In 1949 the Nationalmuseum received a private donation of Rembrandt’s last work, Simeon and the Christ Child, and the artist’s small Self-Portrait (1630) was acquired in 1956. In 1973 the graphics collection was enhanced by the donation of the De la Gardie collection of drawings, the last significant private collection of Old Master drawings in Sweden. Formed at the beginning of the nineteenth century by Count Jacob Gustaf De la Gardie (1768-1842), it contained a large number of drawings from the Brussels collection of Prince Charles de Ligne, which De la Gardie had received as part of a farewell gift from Duke Albert of Saxony-Teschen (1738-1822), founder of the Albertina, whose acquaintance he made while serving as Swedish ambassador in Vienna in 1799-1801. About half of De la Gardie’s collection, some 800 sheets, found its way to the Nationalmuseum, including nearly 300 Netherlandish, Dutch and Flemish drawings, among them a large group by Mannerists like Karel van Mander, Paulus van Vianen, the Wierix family and Joos van Winghe.
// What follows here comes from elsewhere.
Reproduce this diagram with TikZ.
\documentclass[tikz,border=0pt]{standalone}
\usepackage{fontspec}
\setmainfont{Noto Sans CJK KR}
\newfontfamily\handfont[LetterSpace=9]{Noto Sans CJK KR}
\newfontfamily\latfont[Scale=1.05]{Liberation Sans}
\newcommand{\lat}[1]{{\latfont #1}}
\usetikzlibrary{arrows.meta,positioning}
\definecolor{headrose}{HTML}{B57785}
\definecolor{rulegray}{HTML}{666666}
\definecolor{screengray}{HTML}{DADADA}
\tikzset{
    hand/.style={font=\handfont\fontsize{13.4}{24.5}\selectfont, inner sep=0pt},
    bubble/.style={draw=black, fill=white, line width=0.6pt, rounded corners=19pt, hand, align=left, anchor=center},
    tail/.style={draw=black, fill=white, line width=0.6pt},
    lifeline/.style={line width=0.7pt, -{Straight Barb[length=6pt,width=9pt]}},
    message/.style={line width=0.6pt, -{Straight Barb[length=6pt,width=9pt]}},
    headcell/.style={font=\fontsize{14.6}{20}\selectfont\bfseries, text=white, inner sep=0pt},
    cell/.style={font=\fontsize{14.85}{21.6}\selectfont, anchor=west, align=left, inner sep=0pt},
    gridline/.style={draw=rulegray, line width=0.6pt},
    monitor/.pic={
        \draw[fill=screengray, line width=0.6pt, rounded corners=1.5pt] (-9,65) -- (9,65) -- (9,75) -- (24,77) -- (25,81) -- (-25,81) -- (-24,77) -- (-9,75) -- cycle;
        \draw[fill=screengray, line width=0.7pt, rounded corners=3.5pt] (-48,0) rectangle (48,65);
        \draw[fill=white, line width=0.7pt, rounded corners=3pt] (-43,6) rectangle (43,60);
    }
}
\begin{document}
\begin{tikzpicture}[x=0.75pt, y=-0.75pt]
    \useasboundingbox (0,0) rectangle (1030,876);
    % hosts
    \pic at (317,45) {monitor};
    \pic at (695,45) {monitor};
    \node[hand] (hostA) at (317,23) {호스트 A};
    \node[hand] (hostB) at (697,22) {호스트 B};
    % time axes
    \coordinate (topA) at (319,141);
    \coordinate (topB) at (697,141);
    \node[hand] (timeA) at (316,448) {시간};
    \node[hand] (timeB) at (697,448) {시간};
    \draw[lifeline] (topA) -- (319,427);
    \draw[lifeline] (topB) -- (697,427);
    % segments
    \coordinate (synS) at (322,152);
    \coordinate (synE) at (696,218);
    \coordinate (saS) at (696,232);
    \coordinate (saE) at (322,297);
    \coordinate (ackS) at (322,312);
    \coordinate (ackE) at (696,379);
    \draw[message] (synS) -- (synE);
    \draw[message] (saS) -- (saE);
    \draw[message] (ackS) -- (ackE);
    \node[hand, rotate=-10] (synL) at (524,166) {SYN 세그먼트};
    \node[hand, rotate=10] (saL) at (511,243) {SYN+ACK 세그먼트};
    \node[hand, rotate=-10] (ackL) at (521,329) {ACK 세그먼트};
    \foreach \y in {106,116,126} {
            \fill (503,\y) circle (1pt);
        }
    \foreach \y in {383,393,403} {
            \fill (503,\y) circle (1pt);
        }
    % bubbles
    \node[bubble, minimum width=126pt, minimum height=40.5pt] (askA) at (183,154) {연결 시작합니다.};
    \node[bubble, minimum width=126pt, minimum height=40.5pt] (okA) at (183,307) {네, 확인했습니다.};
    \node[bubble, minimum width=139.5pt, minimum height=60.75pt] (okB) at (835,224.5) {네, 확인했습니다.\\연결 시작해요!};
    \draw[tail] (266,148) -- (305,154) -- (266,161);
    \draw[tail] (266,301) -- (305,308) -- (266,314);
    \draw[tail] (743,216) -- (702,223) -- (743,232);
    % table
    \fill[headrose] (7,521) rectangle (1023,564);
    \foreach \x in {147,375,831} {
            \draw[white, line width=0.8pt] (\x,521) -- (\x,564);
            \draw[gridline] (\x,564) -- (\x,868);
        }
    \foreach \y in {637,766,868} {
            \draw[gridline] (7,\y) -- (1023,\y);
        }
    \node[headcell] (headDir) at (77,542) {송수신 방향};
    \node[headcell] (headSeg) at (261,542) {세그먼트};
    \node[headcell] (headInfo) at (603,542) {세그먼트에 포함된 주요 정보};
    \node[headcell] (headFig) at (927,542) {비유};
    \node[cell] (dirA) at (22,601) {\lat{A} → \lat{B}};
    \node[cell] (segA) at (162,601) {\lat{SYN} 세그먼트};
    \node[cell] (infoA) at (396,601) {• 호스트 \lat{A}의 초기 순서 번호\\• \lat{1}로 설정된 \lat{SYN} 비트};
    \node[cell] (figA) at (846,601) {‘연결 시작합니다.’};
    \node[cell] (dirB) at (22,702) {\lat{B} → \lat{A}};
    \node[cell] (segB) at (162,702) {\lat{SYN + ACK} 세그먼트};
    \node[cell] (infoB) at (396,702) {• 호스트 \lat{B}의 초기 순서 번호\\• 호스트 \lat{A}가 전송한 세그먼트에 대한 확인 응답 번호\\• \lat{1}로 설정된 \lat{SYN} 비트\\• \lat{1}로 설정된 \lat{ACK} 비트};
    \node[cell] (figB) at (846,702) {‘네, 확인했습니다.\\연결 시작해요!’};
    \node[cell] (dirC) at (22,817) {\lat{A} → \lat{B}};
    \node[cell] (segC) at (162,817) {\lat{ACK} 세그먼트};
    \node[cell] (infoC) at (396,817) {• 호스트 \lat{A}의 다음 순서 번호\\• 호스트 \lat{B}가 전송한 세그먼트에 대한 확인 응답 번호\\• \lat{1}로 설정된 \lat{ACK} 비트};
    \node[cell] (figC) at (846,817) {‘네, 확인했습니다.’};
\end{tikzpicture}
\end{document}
Several important Dutch and Flemish paintings were added to the collection in the 1980s, including Joos de Momper’s Landscape with the Fall of Phaeton, which has the same Prague provenance as the artist’s Landscape with the Fall of Icarus and Shipwreck of the Greek Fleet on the Voyage home from Troy. The most recent major acquisition is Jan Lievens’s early Apostle Paul at His Writing Desk (fig. 9), which was bought in 2012. It had been shown in the museum in 1992 as part of the exhibition Rembrandt and His Age, and has a provenance going back to the eminent collection of Count Gustaf Adolf Sparre (1746-94) in Gothenburg and Vanås. In 2013 the museum was then able to acquire another three pictures from the same source, David II Teniers’s Tavern Interior with a Peasant Lighting his Pipe, Jacob Toorenvliet’s Man Holding a Jug, and Gijsbrecht Leytens’s Wooded Mountain Landscape with Waterfall and Travellers.